### Exercise aim
Pictures in the data should be dropped; transcribe exactly the lines from the one that has "Write the matplotlib code for this chart." through the one that has "ax.axvline(0, color=EIXO, linewidth=1.6, zorder=3)".

### Dataset rows
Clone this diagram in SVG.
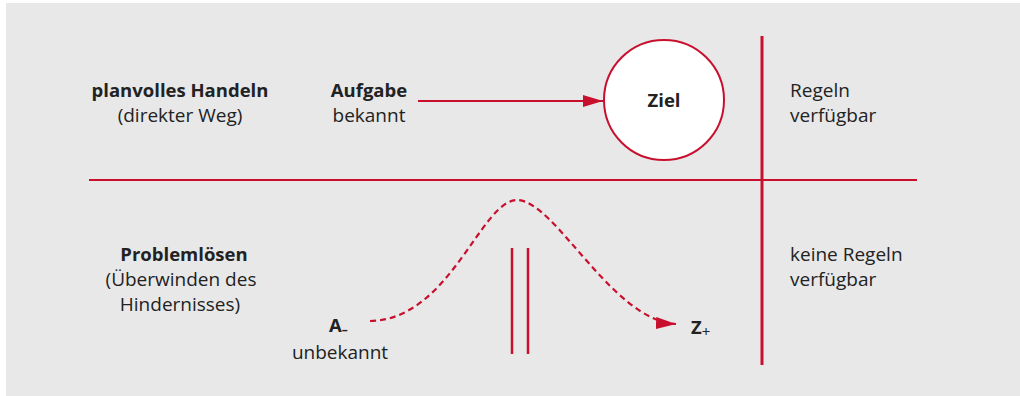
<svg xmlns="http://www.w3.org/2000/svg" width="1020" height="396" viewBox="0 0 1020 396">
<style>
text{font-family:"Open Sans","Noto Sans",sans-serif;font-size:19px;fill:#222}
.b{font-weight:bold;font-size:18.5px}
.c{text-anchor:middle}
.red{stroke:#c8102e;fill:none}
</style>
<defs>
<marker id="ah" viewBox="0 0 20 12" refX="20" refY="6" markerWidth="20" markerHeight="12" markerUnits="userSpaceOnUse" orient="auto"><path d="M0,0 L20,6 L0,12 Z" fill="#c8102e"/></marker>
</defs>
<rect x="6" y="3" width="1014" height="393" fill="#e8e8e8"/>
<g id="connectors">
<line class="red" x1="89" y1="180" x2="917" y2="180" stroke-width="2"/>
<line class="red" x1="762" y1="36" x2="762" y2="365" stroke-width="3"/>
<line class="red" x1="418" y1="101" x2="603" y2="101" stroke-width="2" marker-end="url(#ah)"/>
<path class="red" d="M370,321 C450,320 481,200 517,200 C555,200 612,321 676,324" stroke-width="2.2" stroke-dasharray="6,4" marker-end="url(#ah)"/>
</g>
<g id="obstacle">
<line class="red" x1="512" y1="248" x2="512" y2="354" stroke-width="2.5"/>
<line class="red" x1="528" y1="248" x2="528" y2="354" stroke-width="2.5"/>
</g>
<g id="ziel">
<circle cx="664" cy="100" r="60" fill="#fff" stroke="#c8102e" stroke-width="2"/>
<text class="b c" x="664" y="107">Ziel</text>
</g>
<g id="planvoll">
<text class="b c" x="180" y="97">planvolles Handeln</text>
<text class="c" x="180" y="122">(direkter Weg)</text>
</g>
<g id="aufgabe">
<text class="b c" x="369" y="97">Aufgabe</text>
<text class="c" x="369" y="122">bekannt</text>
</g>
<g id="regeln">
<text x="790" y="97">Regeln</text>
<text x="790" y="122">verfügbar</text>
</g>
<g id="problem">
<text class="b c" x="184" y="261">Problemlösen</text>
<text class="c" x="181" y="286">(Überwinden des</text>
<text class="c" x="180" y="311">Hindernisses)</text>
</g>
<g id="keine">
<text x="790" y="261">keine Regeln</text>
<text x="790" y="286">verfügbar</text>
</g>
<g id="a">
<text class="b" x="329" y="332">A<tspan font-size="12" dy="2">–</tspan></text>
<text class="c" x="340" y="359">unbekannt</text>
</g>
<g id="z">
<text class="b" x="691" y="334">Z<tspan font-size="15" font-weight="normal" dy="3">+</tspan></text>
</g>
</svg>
--
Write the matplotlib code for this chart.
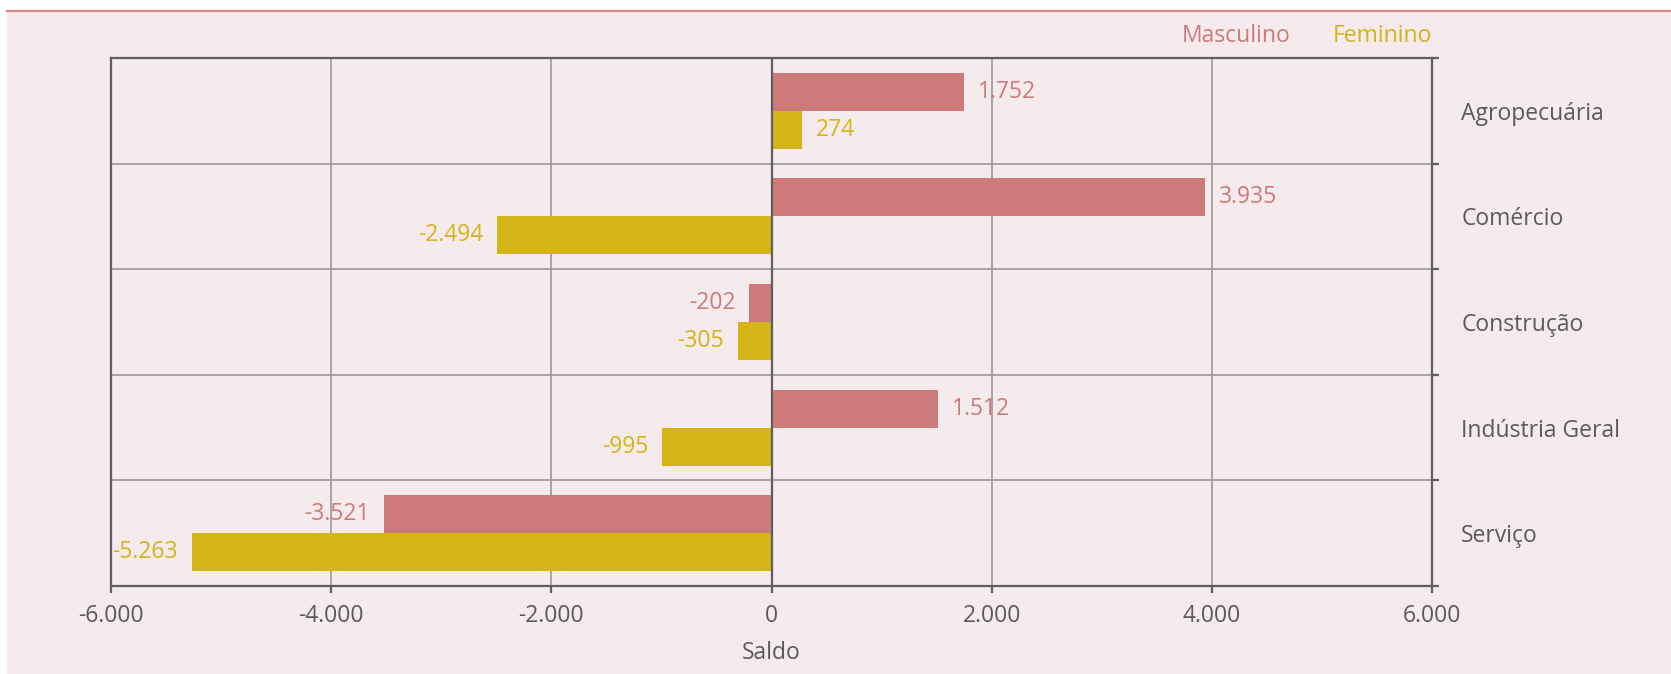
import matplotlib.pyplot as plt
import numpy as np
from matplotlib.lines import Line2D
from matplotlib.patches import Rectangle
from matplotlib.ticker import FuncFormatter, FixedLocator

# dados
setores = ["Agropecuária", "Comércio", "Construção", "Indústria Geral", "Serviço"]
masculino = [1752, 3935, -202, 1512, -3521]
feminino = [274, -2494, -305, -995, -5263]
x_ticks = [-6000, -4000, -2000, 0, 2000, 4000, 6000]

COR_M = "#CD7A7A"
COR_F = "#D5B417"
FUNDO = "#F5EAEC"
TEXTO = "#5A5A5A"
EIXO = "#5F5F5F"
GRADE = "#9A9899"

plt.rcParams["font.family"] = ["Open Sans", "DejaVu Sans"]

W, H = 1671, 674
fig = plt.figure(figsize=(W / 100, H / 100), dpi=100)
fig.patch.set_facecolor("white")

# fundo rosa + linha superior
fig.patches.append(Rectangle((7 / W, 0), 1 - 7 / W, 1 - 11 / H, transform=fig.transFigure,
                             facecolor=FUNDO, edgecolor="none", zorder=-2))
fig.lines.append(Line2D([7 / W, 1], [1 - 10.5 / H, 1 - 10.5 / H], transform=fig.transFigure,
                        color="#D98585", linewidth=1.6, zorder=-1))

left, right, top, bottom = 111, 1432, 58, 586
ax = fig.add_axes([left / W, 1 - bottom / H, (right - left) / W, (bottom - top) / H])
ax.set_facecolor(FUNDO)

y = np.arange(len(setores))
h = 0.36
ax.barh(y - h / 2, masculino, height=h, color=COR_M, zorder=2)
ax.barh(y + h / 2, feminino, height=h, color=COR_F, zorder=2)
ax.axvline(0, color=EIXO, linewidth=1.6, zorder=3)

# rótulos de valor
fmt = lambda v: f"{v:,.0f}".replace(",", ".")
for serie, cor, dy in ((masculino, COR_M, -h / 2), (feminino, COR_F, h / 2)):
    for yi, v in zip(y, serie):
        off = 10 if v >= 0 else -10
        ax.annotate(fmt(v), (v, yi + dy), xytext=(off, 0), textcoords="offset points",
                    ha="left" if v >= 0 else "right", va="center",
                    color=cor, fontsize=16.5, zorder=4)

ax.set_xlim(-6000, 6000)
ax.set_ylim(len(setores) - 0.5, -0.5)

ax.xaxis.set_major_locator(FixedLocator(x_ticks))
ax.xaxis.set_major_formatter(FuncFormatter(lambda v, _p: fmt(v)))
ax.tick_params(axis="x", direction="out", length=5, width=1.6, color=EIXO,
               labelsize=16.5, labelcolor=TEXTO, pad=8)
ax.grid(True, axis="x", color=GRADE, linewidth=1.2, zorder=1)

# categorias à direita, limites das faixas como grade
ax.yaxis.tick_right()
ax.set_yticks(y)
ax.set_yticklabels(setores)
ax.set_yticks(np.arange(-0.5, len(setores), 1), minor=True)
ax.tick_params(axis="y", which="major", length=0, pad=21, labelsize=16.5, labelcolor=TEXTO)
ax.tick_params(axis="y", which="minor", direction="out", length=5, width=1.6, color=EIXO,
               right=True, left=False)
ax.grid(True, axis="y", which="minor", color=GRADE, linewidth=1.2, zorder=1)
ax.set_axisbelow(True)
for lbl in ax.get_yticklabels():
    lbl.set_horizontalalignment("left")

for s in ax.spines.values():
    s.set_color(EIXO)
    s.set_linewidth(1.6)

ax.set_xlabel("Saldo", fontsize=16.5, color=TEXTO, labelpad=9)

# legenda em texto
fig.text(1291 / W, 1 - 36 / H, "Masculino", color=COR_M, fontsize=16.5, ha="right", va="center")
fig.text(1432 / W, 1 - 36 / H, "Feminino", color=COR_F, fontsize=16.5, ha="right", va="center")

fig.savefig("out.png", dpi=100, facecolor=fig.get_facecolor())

### Result
Write the matplotlib code for this chart.
import matplotlib.pyplot as plt
import numpy as np
from matplotlib.lines import Line2D
from matplotlib.patches import Rectangle
from matplotlib.ticker import FuncFormatter, FixedLocator

# dados
setores = ["Agropecuária", "Comércio", "Construção", "Indústria Geral", "Serviço"]
masculino = [1752, 3935, -202, 1512, -3521]
feminino = [274, -2494, -305, -995, -5263]
x_ticks = [-6000, -4000, -2000, 0, 2000, 4000, 6000]

COR_M = "#CD7A7A"
COR_F = "#D5B417"
FUNDO = "#F5EAEC"
TEXTO = "#5A5A5A"
EIXO = "#5F5F5F"
GRADE = "#9A9899"

plt.rcParams["font.family"] = ["Open Sans", "DejaVu Sans"]

W, H = 1671, 674
fig = plt.figure(figsize=(W / 100, H / 100), dpi=100)
fig.patch.set_facecolor("white")

# fundo rosa + linha superior
fig.patches.append(Rectangle((7 / W, 0), 1 - 7 / W, 1 - 11 / H, transform=fig.transFigure,
                             facecolor=FUNDO, edgecolor="none", zorder=-2))
fig.lines.append(Line2D([7 / W, 1], [1 - 10.5 / H, 1 - 10.5 / H], transform=fig.transFigure,
                        color="#D98585", linewidth=1.6, zorder=-1))

left, right, top, bottom = 111, 1432, 58, 586
ax = fig.add_axes([left / W, 1 - bottom / H, (right - left) / W, (bottom - top) / H])
ax.set_facecolor(FUNDO)

y = np.arange(len(setores))
h = 0.36
ax.barh(y - h / 2, masculino, height=h, color=COR_M, zorder=2)
ax.barh(y + h / 2, feminino, height=h, color=COR_F, zorder=2)
ax.axvline(0, color=EIXO, linewidth=1.6, zorder=3)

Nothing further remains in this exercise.